- [EXERCISE GOAL] Please transcribe the listing below in full and word for word, without its pictures.

<<<<

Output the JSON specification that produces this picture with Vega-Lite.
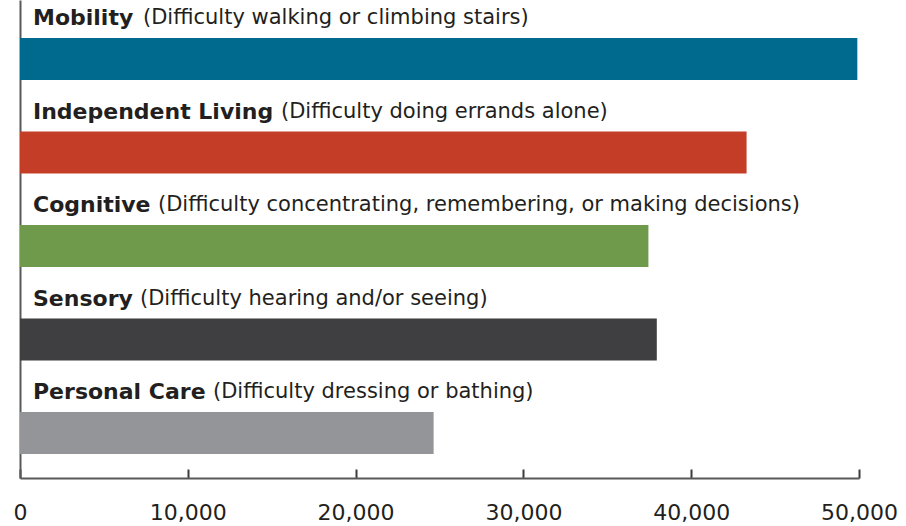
{
  "$schema": "https://vega.github.io/schema/vega-lite/v6.json",
  "width": 839,
  "height": 478,
  "autosize": "none",
  "padding": {"left": 20, "top": 0, "right": 47, "bottom": 48},
  "background": "white",
  "config": {"view": {"stroke": null}},
  "data": {
    "values": [
      {"category": "Mobility", "desc": "(Difficulty walking or climbing stairs)", "value": 49900},
      {"category": "Independent Living", "desc": "(Difficulty doing errands alone)", "value": 43300},
      {"category": "Cognitive", "desc": "(Difficulty concentrating, remembering, or making decisions)", "value": 37450},
      {"category": "Sensory", "desc": "(Difficulty hearing and/or seeing)", "value": 37950},
      {"category": "Personal Care", "desc": "(Difficulty dressing or bathing)", "value": 24650}
    ]
  },
  "encoding": {
    "y": {
      "field": "category",
      "type": "nominal",
      "sort": null,
      "scale": {"paddingInner": 0.551, "paddingOuter": 0.3316, "align": 0.613},
      "axis": {"title": null, "labels": false, "ticks": false, "domain": true, "domainColor": "#58595b", "domainWidth": 2, "grid": false}
    }
  },
  "layer": [
    {
      "mark": {"type": "bar"},
      "encoding": {
        "x": {
          "field": "value",
          "type": "quantitative",
          "scale": {"domain": [0, 50000], "nice": false},
          "axis": {
            "title": null,
            "values": [0, 10000, 20000, 30000, 40000, 50000],
            "format": ",d",
            "grid": false,
            "domainColor": "#58595b",
            "domainWidth": 2,
            "tickColor": "#3a3a3c",
            "tickWidth": 2,
            "tickSize": -9,
            "labelPadding": 33,
            "labelFont": "DejaVu Sans",
            "labelFontSize": 22,
            "labelColor": "#231f20",
            "labelFlush": false
          }
        },
        "color": {
          "field": "category",
          "type": "nominal",
          "legend": null,
          "scale": {
            "domain": ["Mobility", "Independent Living", "Cognitive", "Sensory", "Personal Care"],
            "range": ["#006a8e", "#c43e27", "#6f9a4b", "#3f3f41", "#939598"]
          }
        }
      }
    },
    {
      "mark": {"type": "text", "align": "left", "baseline": "middle", "dx": 13, "dy": -41, "font": "DejaVu Sans", "fontWeight": "bold", "fontSize": 22, "color": "#231f20"},
      "encoding": {"x": {"datum": 0, "type": "quantitative"}, "text": {"field": "category"}}
    },
    {
      "transform": [{"filter": "datum.category === 'Mobility'"}],
      "mark": {"type": "text", "align": "left", "baseline": "middle", "dx": 123, "dy": -41, "font": "DejaVu Sans", "fontSize": 21, "color": "#231f20"},
      "encoding": {"x": {"datum": 0, "type": "quantitative"}, "text": {"field": "desc"}}
    },
    {
      "transform": [{"filter": "datum.category === 'Independent Living'"}],
      "mark": {"type": "text", "align": "left", "baseline": "middle", "dx": 261, "dy": -41, "font": "DejaVu Sans", "fontSize": 21, "color": "#231f20"},
      "encoding": {"x": {"datum": 0, "type": "quantitative"}, "text": {"field": "desc"}}
    },
    {
      "transform": [{"filter": "datum.category === 'Cognitive'"}],
      "mark": {"type": "text", "align": "left", "baseline": "middle", "dx": 138, "dy": -41, "font": "DejaVu Sans", "fontSize": 21, "color": "#231f20"},
      "encoding": {"x": {"datum": 0, "type": "quantitative"}, "text": {"field": "desc"}}
    },
    {
      "transform": [{"filter": "datum.category === 'Sensory'"}],
      "mark": {"type": "text", "align": "left", "baseline": "middle", "dx": 120, "dy": -41, "font": "DejaVu Sans", "fontSize": 21, "color": "#231f20"},
      "encoding": {"x": {"datum": 0, "type": "quantitative"}, "text": {"field": "desc"}}
    },
    {
      "transform": [{"filter": "datum.category === 'Personal Care'"}],
      "mark": {"type": "text", "align": "left", "baseline": "middle", "dx": 193, "dy": -41, "font": "DejaVu Sans", "fontSize": 21, "color": "#231f20"},
      "encoding": {"x": {"datum": 0, "type": "quantitative"}, "text": {"field": "desc"}}
    }
  ]
}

>>>>

- [WRITTEN SOLUTION]
Output the JSON specification that produces this picture with Vega-Lite.
{
  "$schema": "https://vega.github.io/schema/vega-lite/v6.json",
  "width": 839,
  "height": 478,
  "autosize": "none",
  "padding": {"left": 20, "top": 0, "right": 47, "bottom": 48},
  "background": "white",
  "config": {"view": {"stroke": null}},
  "data": {
    "values": [
      {"category": "Mobility", "desc": "(Difficulty walking or climbing stairs)", "value": 49900},
      {"category": "Independent Living", "desc": "(Difficulty doing errands alone)", "value": 43300},
      {"category": "Cognitive", "desc": "(Difficulty concentrating, remembering, or making decisions)", "value": 37450},
      {"category": "Sensory", "desc": "(Difficulty hearing and/or seeing)", "value": 37950},
      {"category": "Personal Care", "desc": "(Difficulty dressing or bathing)", "value": 24650}
    ]
  },
  "encoding": {
    "y": {
      "field": "category",
      "type": "nominal",
      "sort": null,
      "scale": {"paddingInner": 0.551, "paddingOuter": 0.3316, "align": 0.613},
      "axis": {"title": null, "labels": false, "ticks": false, "domain": true, "domainColor": "#58595b", "domainWidth": 2, "grid": false}
    }
  },
  "layer": [
    {
      "mark": {"type": "bar"},
      "encoding": {
        "x": {
          "field": "value",
          "type": "quantitative",
          "scale": {"domain": [0, 50000], "nice": false},
          "axis": {
            "title": null,
            "values": [0, 10000, 20000, 30000, 40000, 50000],
            "format": ",d",
            "grid": false,
            "domainColor": "#58595b",
            "domainWidth": 2,
            "tickColor": "#3a3a3c",
            "tickWidth": 2,
            "tickSize": -9,
            "labelPadding": 33,
            "labelFont": "DejaVu Sans",
            "labelFontSize": 22,
            "labelColor": "#231f20",
            "labelFlush": false
          }
        },
        "color": {
          "field": "category",
          "type": "nominal",
          "legend": null,
          "scale": {
            "domain": ["Mobility", "Independent Living", "Cognitive", "Sensory", "Personal Care"],
            "range": ["#006a8e", "#c43e27", "#6f9a4b", "#3f3f41", "#939598"]
          }
        }
      }
    },
    {
      "mark": {"type": "text", "align": "left", "baseline": "middle", "dx": 13, "dy": -41, "font": "DejaVu Sans", "fontWeight": "bold", "fontSize": 22, "color": "#231f20"},
      "encoding": {"x": {"datum": 0, "type": "quantitative"}, "text": {"field": "category"}}
    },
    {
      "transform": [{"filter": "datum.category === 'Mobility'"}],
      "mark": {"type": "text", "align": "left", "baseline": "middle", "dx": 123, "dy": -41, "font": "DejaVu Sans", "fontSize": 21, "color": "#231f20"},
      "encoding": {"x": {"datum": 0, "type": "quantitative"}, "text": {"field": "desc"}}
    },
    {
      "transform": [{"filter": "datum.category === 'Independent Living'"}],
      "mark": {"type": "text", "align": "left", "baseline": "middle", "dx": 261, "dy": -41, "font": "DejaVu Sans", "fontSize": 21, "color": "#231f20"},
      "encoding": {"x": {"datum": 0, "type": "quantitative"}, "text": {"field": "desc"}}
    },
    {
      "transform": [{"filter": "datum.category === 'Cognitive'"}],
      "mark": {"type": "text", "align": "left", "baseline": "middle", "dx": 138, "dy": -41, "font": "DejaVu Sans", "fontSize": 21, "color": "#231f20"},
      "encoding": {"x": {"datum": 0, "type": "quantitative"}, "text": {"field": "desc"}}
    },
    {
      "transform": [{"filter": "datum.category === 'Sensory'"}],
      "mark": {"type": "text", "align": "left", "baseline": "middle", "dx": 120, "dy": -41, "font": "DejaVu Sans", "fontSize": 21, "color": "#231f20"},
      "encoding": {"x": {"datum": 0, "type": "quantitative"}, "text": {"field": "desc"}}
    },
    {
      "transform": [{"filter": "datum.category === 'Personal Care'"}],
      "mark": {"type": "text", "align": "left", "baseline": "middle", "dx": 193, "dy": -41, "font": "DejaVu Sans", "fontSize": 21, "color": "#231f20"},
      "encoding": {"x": {"datum": 0, "type": "quantitative"}, "text": {"field": "desc"}}
    }
  ]
}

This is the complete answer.